Why Is Socialism Popular Again?

Many things have happened in the past couple of years that have made me question the role of socialism in modern society, prominently the election and re-election of Jeremy Corbyn as leader of the Labour Party and Senator Bernie Sanders’ respectable success in the Democrat’s leadership race.  Both Bernie Sanders and Jeremy Corbyn were initially placed in their consecutive leadership races as ideological sideshows to the likes of more status quo candidates. The unexpected rise of respectable, self-proclaimed socialists in important positions of power seem to be inconsistent with just about every trend in recent world politics – the rise of the ‘alt-right’, the rise of nationalism and quasi-fascism – so why is this the case?

            A statistic that I’ve seen in many articles is “46% of American millennials would vote for a socialist!” – a frightening revelation for the likes of Bill O’Reilly from Fox News, who, after reporting this went on a rampage explaining how the American youth “know nothing about socialism” and how Stalin killed millions of people. What surprised me most about this figure was it concerned American millennials (people reaching young adulthood in the early 21st century) – only a few years ago being called socialist in American politics was seen as an insult. I think there are quantative reasons as to why millennials have made a sudden shift towards socialism, because they have seen the destructive, exploitative failures of capitalism in all its glory. Global warming is seen to be a result of failed profiteering and exploitation of the natural world through animal agriculture and pollution, in recent times, every year has become the new “warmest year on record”. Millennials have seen the worst economic inequality in history – with currently the richest ten men on Earth owning more than the poorest half. There are many other circumstances such as never-ending war, extreme poverty and the economic collapse of 2007, that have been forced upon millennials that have made them not only the most mentally ill generation of modern times but have also forced them to think outside the capitalist paradigm.

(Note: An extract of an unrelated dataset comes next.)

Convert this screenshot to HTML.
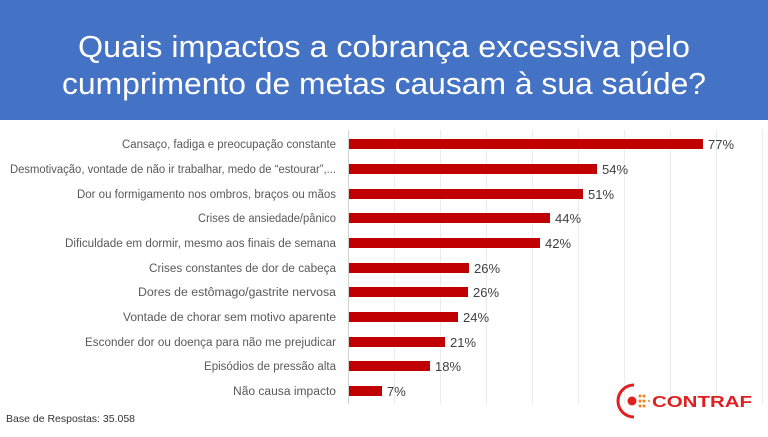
<!DOCTYPE html>
<html><head><meta charset="utf-8"><style>
body{margin:0;width:768px;height:432px;overflow:hidden;background:#fff;font-family:"Liberation Sans",sans-serif}
</style></head><body>
<svg width="768" height="432" xmlns="http://www.w3.org/2000/svg" font-family="Liberation Sans, sans-serif">
<rect x="0" y="0" width="768" height="120" fill="#4472C4"/>
<text x="384" y="57" fill="#fff" font-size="31" text-anchor="middle" textLength="612" lengthAdjust="spacingAndGlyphs">Quais impactos a cobrança excessiva pelo</text>
<text x="384" y="94" fill="#fff" font-size="31" text-anchor="middle" textLength="644" lengthAdjust="spacingAndGlyphs">cumprimento de metas causam à sua saúde?</text>
<g stroke="#ececec" stroke-width="1">
<line x1="394.5" y1="130" x2="394.5" y2="404"/><line x1="440.5" y1="130" x2="440.5" y2="404"/>
<line x1="486.5" y1="130" x2="486.5" y2="404"/><line x1="532.5" y1="130" x2="532.5" y2="404"/>
<line x1="578.5" y1="130" x2="578.5" y2="404"/><line x1="624.5" y1="130" x2="624.5" y2="404"/>
<line x1="670.5" y1="130" x2="670.5" y2="404"/><line x1="716.5" y1="130" x2="716.5" y2="404"/>
<line x1="762.5" y1="130" x2="762.5" y2="404"/>
</g>
<line x1="348.5" y1="130" x2="348.5" y2="404" stroke="#d0d0d0"/>
<g font-size="11.5" fill="#595959" text-anchor="end" lengthAdjust="spacingAndGlyphs">
<text x="336" y="148" textLength="214" lengthAdjust="spacingAndGlyphs">Cansaço, fadiga e preocupação constante</text>
<text x="336" y="173" textLength="326" lengthAdjust="spacingAndGlyphs">Desmotivação, vontade de não ir trabalhar, medo de “estourar”,...</text>
<text x="336" y="198" textLength="259" lengthAdjust="spacingAndGlyphs">Dor ou formigamento nos ombros, braços ou mãos</text>
<text x="336" y="222" textLength="138" lengthAdjust="spacingAndGlyphs">Crises de ansiedade/pânico</text>
<text x="336" y="247" textLength="271" lengthAdjust="spacingAndGlyphs">Dificuldade em dormir, mesmo aos finais de semana</text>
<text x="336" y="272" textLength="187" lengthAdjust="spacingAndGlyphs">Crises constantes de dor de cabeça</text>
<text x="336" y="296" textLength="198" lengthAdjust="spacingAndGlyphs">Dores de estômago/gastrite nervosa</text>
<text x="336" y="321" textLength="213" lengthAdjust="spacingAndGlyphs">Vontade de chorar sem motivo aparente</text>
<text x="336" y="346" textLength="251" lengthAdjust="spacingAndGlyphs">Esconder dor ou doença para não me prejudicar</text>
<text x="336" y="370" textLength="132" lengthAdjust="spacingAndGlyphs">Episódios de pressão alta</text>
<text x="336" y="395" textLength="103" lengthAdjust="spacingAndGlyphs">Não causa impacto</text>
</g>
<g fill="#C00000">
<rect x="349" y="139" width="354" height="10"/>
<rect x="349" y="164" width="248" height="10"/>
<rect x="349" y="189" width="234" height="10"/>
<rect x="349" y="213" width="201" height="10"/>
<rect x="349" y="238" width="191" height="10"/>
<rect x="349" y="263" width="120" height="10"/>
<rect x="349" y="287" width="119" height="10"/>
<rect x="349" y="312" width="109" height="10"/>
<rect x="349" y="337" width="96" height="10"/>
<rect x="349" y="361" width="81" height="10"/>
<rect x="349" y="386" width="33" height="10"/>
</g>
<g font-size="13" fill="#404040">
<text x="708" y="149">77%</text>
<text x="602" y="174">54%</text>
<text x="588" y="199">51%</text>
<text x="555" y="223">44%</text>
<text x="545" y="248">42%</text>
<text x="474" y="273">26%</text>
<text x="473" y="297">26%</text>
<text x="463" y="322">24%</text>
<text x="450" y="347">21%</text>
<text x="435" y="371">18%</text>
<text x="387" y="396">7%</text>
</g>
<text x="6" y="422" font-size="10.5" fill="#333">Base de Respostas: 35.058</text>
<path d="M634 385 A16 16 0 1 0 634 417" fill="none" stroke="#E02020" stroke-width="3"/>
<circle cx="632" cy="401" r="4.5" fill="#E02020"/>
<g fill="#F08020"><circle cx="640" cy="396" r="1.5"/><circle cx="644" cy="396" r="1.5"/><circle cx="640" cy="401" r="1.5"/><circle cx="644" cy="401" r="1.5"/><circle cx="640" cy="406" r="1.5"/><circle cx="644" cy="406" r="1.5"/><circle cx="649" cy="401" r="1"/></g>
<text x="652" y="407" font-size="16" font-weight="bold" fill="#E02020" textLength="100" lengthAdjust="spacingAndGlyphs">CONTRAF</text>
</svg>
</body></html>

            Millennials have felt the spawn of inequality very personally, having seen billions of pounds fed to corporations and banks during the bailout following the economic crash of 2007, whilst poverty levels in Britain are nearly at an all time high. Millennials face crushing amounts of debt, joblessness and no hope of owning a home – causing co-habitation of university graduates with their parents to become inevitable and expected, whilst corporate leaders and bankers gain more and more. By the lunchtime of the 4th of January 2017, the UK’s top bosses had made more than the average UK worker earns in a year. The millennial generation has been nicknamed “generation snowflake” in the media due to our ‘overly sensitive’ nature and adversity to hate mongering – I don’t believe this is the case. I think millennials are simply optimistic – socialism was designed for such people.